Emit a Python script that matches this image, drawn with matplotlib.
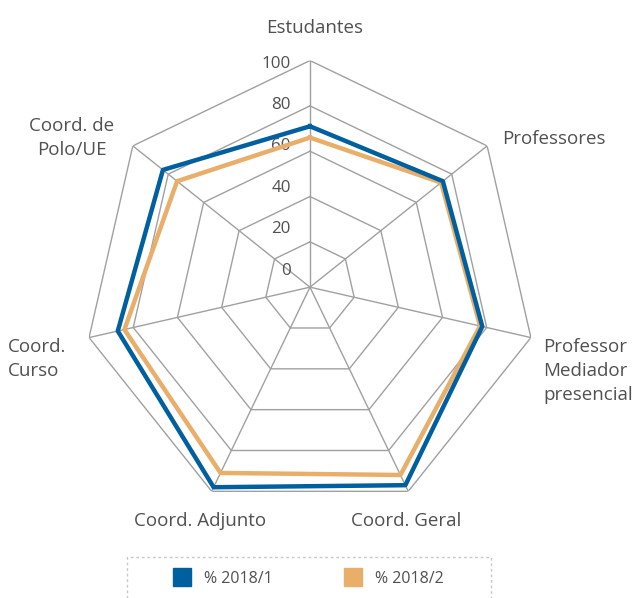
import numpy as np
import matplotlib
matplotlib.use("Agg")
from matplotlib import pyplot as plt
from matplotlib.lines import Line2D
from matplotlib.patches import Rectangle

categorias = ["Estudantes", "Professores", "Professor\nMediador\npresencial",
              "Coord. Geral", "Coord. Adjunto", "Coord.\nCurso", "Coord. de\nPolo/UE"]
serie_2018_1 = [71, 75, 78, 97, 98, 87, 83]
serie_2018_2 = [66, 74, 77, 92, 91, 84, 75]
ticks = [0, 20, 40, 60, 80, 100]

azul = "#005F9E"
laranja = "#E8AE6A"
cinza = "#A0A0A0"
texto = "#505050"

plt.rcParams['font.family'] = ['Open Sans', 'DejaVu Sans']

fig = plt.figure(figsize=(6.35, 5.98), dpi=100)
ax = fig.add_axes([0.1313, 0.1408, 0.7137, 0.758], projection="polar")
ax.set_theta_offset(np.pi / 2)
ax.set_theta_direction(-1)
ax.set_ylim(0, 100)
ax.axis("off")

n = len(categorias)
ang = np.linspace(0, 2 * np.pi, n, endpoint=False)
ang_f = np.append(ang, ang[0])

# grade poligonal
for t in ticks[1:]:
    ax.plot(ang_f, [t] * (n + 1), color=cinza, lw=1, zorder=1)
for a in ang:
    ax.plot([a, a], [0, 100], color=cinza, lw=1, zorder=1)

# rotulos da escala (px -> pt: 0.72)
for t in ticks:
    ax.annotate(str(t), xy=(0, 5.43 + t * 0.9147), xytext=(-19 * 0.72, 0),
                textcoords="offset points", ha="right", va="baseline",
                fontsize=12.2, color=texto)

ax.plot(ang_f, serie_2018_2 + serie_2018_2[:1], color=laranja, lw=3.2, zorder=3)
ax.plot(ang_f, serie_2018_1 + serie_2018_1[:1], color=azul, lw=3.2, zorder=4)

# rotulos das categorias: deslocamento em px a partir da ponta do eixo
pos = [((5, -28), "center", "baseline", "center"),
       ((14.5, -2), "left", "baseline", "left"),
       ((12, 0.5), "left", "top", "left"),
       ((-2.4, 34.2), "center", "baseline", "center"),
       ((-11.2, 34.2), "center", "baseline", "center"),
       ((-22.4, 0.5), "right", "top", "left"),
       ((-18.8, -29), "right", "top", "center")]
for a, c, ((dx, dy), ha, va, ma) in zip(ang, categorias, pos):
    ax.annotate(c, xy=(a, 100), xytext=(dx * 0.72, -dy * 0.72),
                textcoords="offset points", ha=ha, va=va, multialignment=ma,
                fontsize=13.5, color=texto, linespacing=1.42)

# legenda
fig.patches.append(Rectangle((127 / 635, -0.01), 364 / 635, (598 - 557) / 598 + 0.01,
                             transform=fig.transFigure, fill=False,
                             edgecolor="#C8C8C8", ls=(0, (2, 2)), lw=1))
handles = [Line2D([], [], marker="s", ls="", color=azul, markersize=13),
           Line2D([], [], marker="s", ls="", color=laranja, markersize=13)]
fig.legend(handles, ["% 2018/1", "% 2018/2"], loc="center",
           bbox_to_anchor=(305 / 635, 1 - 579 / 598), ncol=2, frameon=False,
           fontsize=11.5, columnspacing=4.0, handletextpad=0.375, labelcolor=texto)

fig.savefig("out.png", dpi=100)
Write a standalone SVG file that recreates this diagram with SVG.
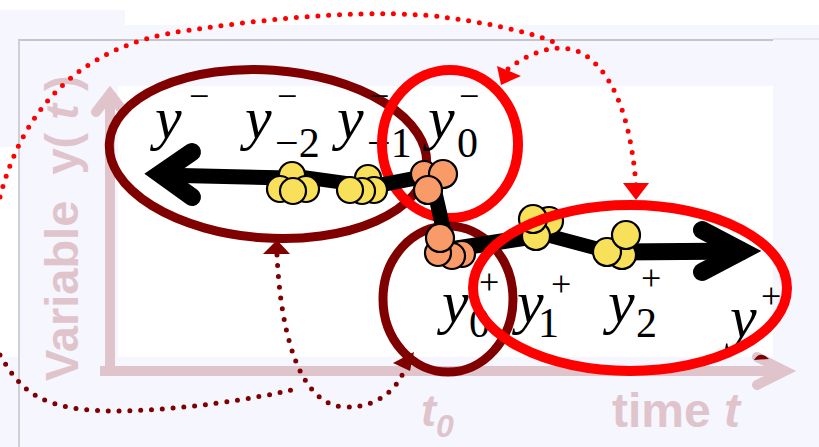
<svg xmlns="http://www.w3.org/2000/svg" width="819" height="447" viewBox="0 0 819 447">
<defs>
<style>
.bg{fill:#f6f6fe}
.axis{stroke:#dfc4cc;stroke-width:10;fill:none}
.axt{font-family:"Liberation Sans",Arial,sans-serif;font-weight:bold;fill:#dfc4cc;white-space:pre}
.v{font-family:"Liberation Serif","Times New Roman",serif;font-style:italic;font-size:60px;fill:#000}
.sp{font-family:"Liberation Serif","Times New Roman",serif;font-size:36px;fill:#000}
.sb{font-family:"Liberation Serif","Times New Roman",serif;font-size:42px;fill:#000}
.dr{fill:none;stroke:#800000;stroke-width:9}
.rd{fill:none;stroke:#ff0000;stroke-width:10}
.seg{stroke:#000;fill:none}
.yd{fill:#f9e05a;stroke:#000;stroke-width:2.2}
.od{fill:#f99b68;stroke:#000;stroke-width:2.2}
.dotr{fill:none;stroke:#ff0000;stroke-width:5;stroke-linecap:round;stroke-dasharray:0 10.8}
.dotd{fill:none;stroke:#800000;stroke-width:5;stroke-linecap:round;stroke-dasharray:0 10.8}
</style>
</defs>
<g id="background">
<rect width="819" height="447" fill="#fff"/>
<rect x="0" y="10" width="125" height="137" class="bg"/>
<rect x="125" y="25" width="694" height="422" class="bg"/>
<rect x="18" y="147" width="107" height="300" class="bg"/>
<rect x="0" y="357" width="18" height="90" class="bg"/>
<rect x="118" y="86" width="655" height="271" fill="#fff"/>
<path d="M18,40 H773" stroke="#c5c6cc" stroke-width="2"/>
<path d="M773,39 H819" stroke="#d3d4dc" stroke-width="1"/>
<path d="M19,40 V447" stroke="#cfd0d6" stroke-width="2"/>
</g>
<g id="axes">
<path class="axis" d="M110,376 V96"/>
<path class="axis" d="M96,112 L110,94 L124,112" stroke-linecap="round"/>
<path class="axis" d="M100,371 H780"/>
<path class="axis" d="M757,357 L785,371 L757,385" stroke-linecap="round"/>
<text class="axt" font-size="47" transform="translate(78,381) rotate(-90)">Variable  y( <tspan font-style="italic">t</tspan> )</text>
<text class="axt" font-size="45" x="421" y="426" font-style="italic">t<tspan font-size="32" dy="11">0</tspan></text>
<text class="axt" font-size="48" x="612" y="427">time <tspan font-style="italic">t</tspan></text>
</g>
<g id="node-past-ellipse">
<ellipse class="dr" cx="268" cy="154" rx="159" ry="84" transform="rotate(4 268 154)"/>
</g>
<g id="labels">
<text class="v" x="155" y="138">y</text><text class="sp" x="189" y="108">−</text>
<text class="v" x="245" y="138">y</text><text class="sp" x="277" y="108">−</text><text class="sb" x="275" y="157">−2</text>
<text class="v" x="337" y="138">y</text><text class="sp" x="369" y="108">−</text><text class="sb" x="367" y="157">−1</text>
<text class="v" x="428" y="138">y</text><text class="sp" x="459" y="108">−</text><text class="sb" x="457" y="157">0</text>
<text class="v" x="442" y="322">y</text><text class="sp" x="479" y="294">+</text><text class="sb" x="469" y="337">0</text>
<text class="v" x="517" y="322">y</text><text class="sp" x="551" y="296">+</text><text class="sb" x="538" y="337">1</text>
<text class="v" x="608" y="322">y</text><text class="sp" x="641" y="290">+</text><text class="sb" x="636" y="337">2</text>
<text class="v" x="730" y="337">y</text><text class="sp" x="761" y="308">+</text>
</g>
<g id="node-y0minus-circle">
<ellipse class="rd" cx="450" cy="144" rx="68" ry="74"/>
</g>
<g id="node-y0plus-circle">
<ellipse class="dr" cx="448" cy="299" rx="65" ry="73"/>
</g>
<g id="trajectory">
<path class="seg" stroke-width="15" d="M160,175 L290,178"/>
<path class="seg" stroke-width="18" stroke-linecap="round" stroke-linejoin="miter" stroke-miterlimit="10" d="M192,152 L160,174 L192,197"/>
<path class="seg" stroke-width="14" d="M295,176 L360,185"/>
<path class="seg" stroke-width="15" d="M370,187 L432,175"/>
<path class="seg" stroke-width="15" d="M432,180 L447,245"/>
<path class="seg" stroke-width="16" d="M447,250 L530,237"/>
<path class="seg" stroke-width="14" d="M535,232 L610,252"/>
<path class="seg" stroke-width="17" d="M620,252 L745,251"/>
<path class="seg" stroke-width="18" stroke-linecap="round" stroke-linejoin="miter" stroke-miterlimit="10" d="M702,230 L742,251 L702,272"/>
<circle class="yd" cx="292" cy="175" r="13"/><circle class="yd" cx="280" cy="189" r="13"/><circle class="yd" cx="306" cy="189" r="13"/><circle class="yd" cx="293" cy="191" r="13"/>
<circle class="yd" cx="368" cy="178" r="13"/><circle class="yd" cx="374" cy="190" r="13"/><circle class="yd" cx="362" cy="191" r="13"/><circle class="yd" cx="350" cy="190" r="13"/>
<circle class="od" cx="424" cy="174" r="13"/><circle class="od" cx="443" cy="174" r="14"/><circle class="od" cx="428" cy="190" r="14"/>
<circle class="od" cx="462" cy="254" r="13"/><circle class="od" cx="452" cy="256" r="13"/><circle class="od" cx="438" cy="253" r="13"/><circle class="od" cx="440" cy="238" r="14"/>
<circle class="yd" cx="549" cy="221" r="14"/><circle class="yd" cx="536" cy="236" r="14"/><circle class="yd" cx="533" cy="219" r="14"/>
<circle class="yd" cx="622" cy="255" r="14"/><circle class="yd" cx="607" cy="252" r="14"/><circle class="yd" cx="626" cy="235" r="14"/>
</g>
<g id="node-future-ellipse">
<ellipse class="rd" cx="630" cy="288" rx="157" ry="83"/>
</g>
<g id="connectors">
<path class="dotr" d="M0,197 C20,120 70,45 190,30 C280,17 380,8 450,18 C500,25 540,35 560,45"/>
<path class="dotr" d="M508,69 C535,48 565,42 585,55 C610,72 630,110 636,185"/>
<polygon fill="#ff0000" points="497,66 521,76 501,85"/>
<polygon fill="#ff0000" points="623,183 649,183 636,200"/>
<path class="dotd" d="M277,255 C280,320 295,405 345,407 C385,408 402,380 405,367"/>
<path class="dotd" d="M0,355 C20,390 40,410 110,411 C180,411 260,398 300,388"/>
<polygon fill="#800000" points="263,254 290,254 277,240"/>
<polygon fill="#800000" points="393,363 414,352 410,371"/>
<path d="M754,360 Q760,350 769,359 Z" fill="#800000"/>
</g>
</svg>
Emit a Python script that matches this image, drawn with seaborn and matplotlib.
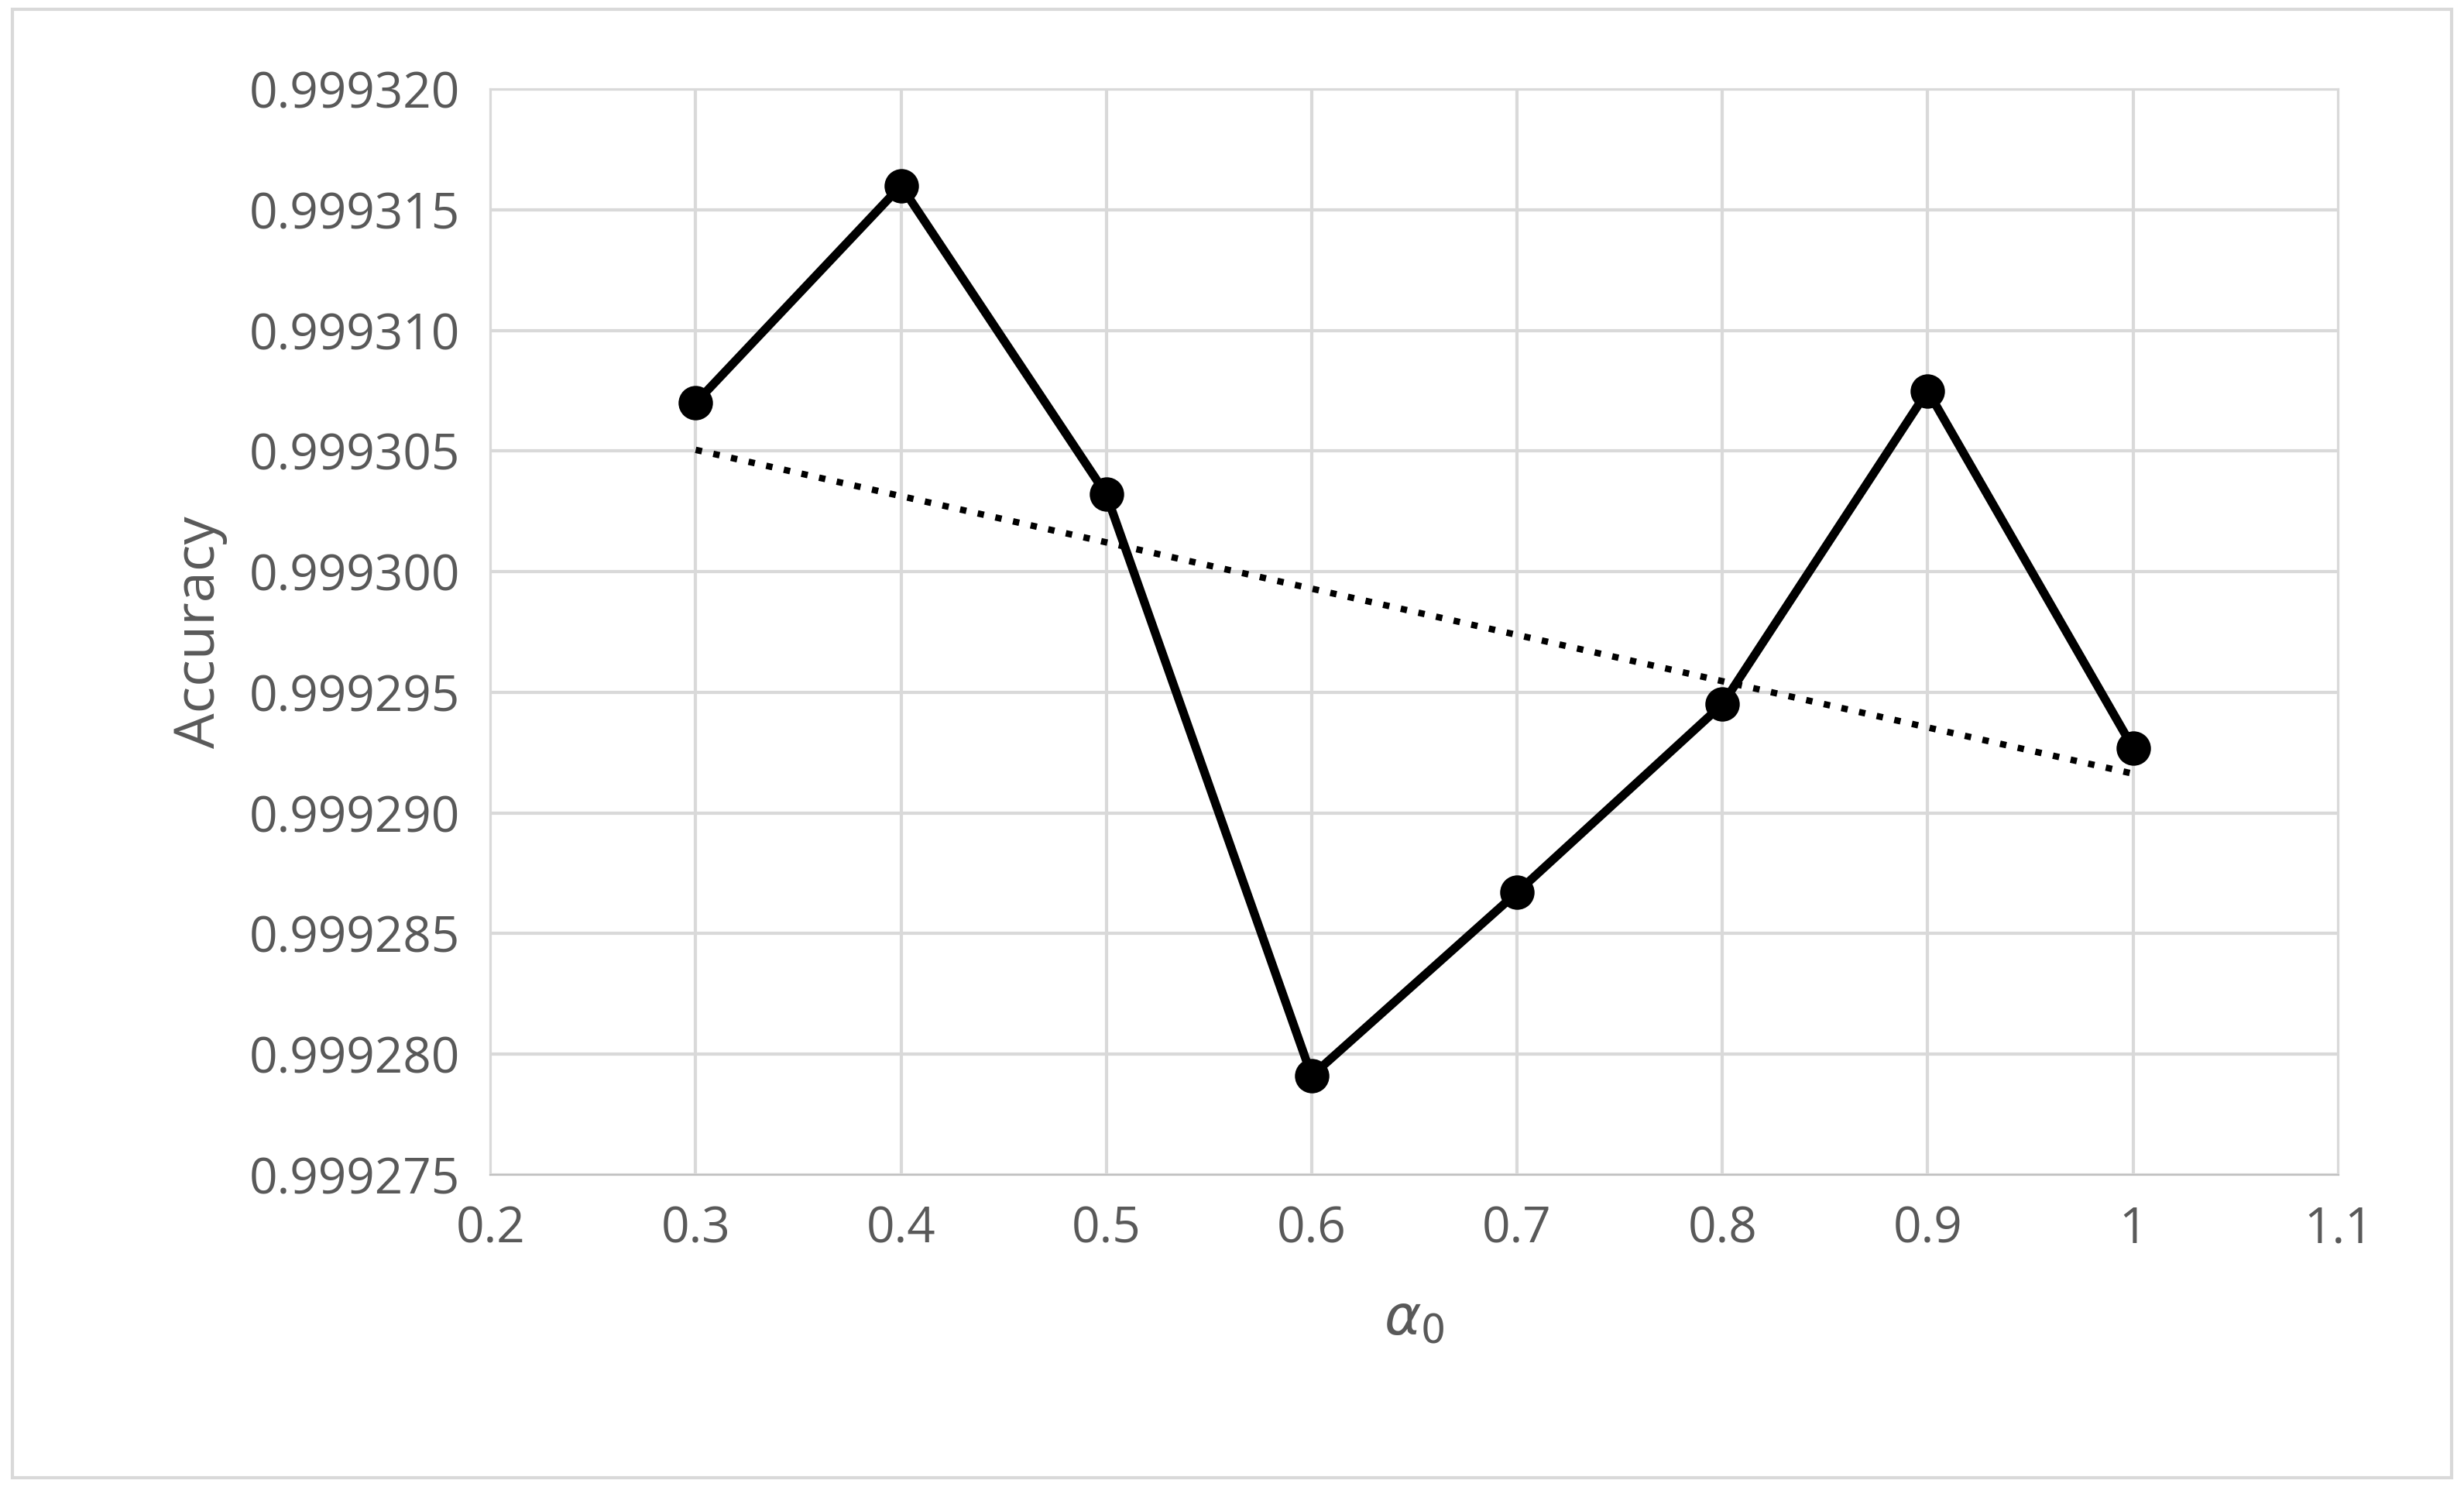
━━━━━━━━━━━━━━━━
Goal: Take the lines above from the top of the records through the one with "from matplotlib.patches import Rectangle" and repeat them exactly, without any pictures.

Result for this exercise:
Emit a Python script that matches this image, drawn with matplotlib.
import numpy as np
import matplotlib
matplotlib.use("Agg")
from matplotlib import pyplot as plt
from matplotlib.lines import Line2D
from matplotlib.patches import Rectangle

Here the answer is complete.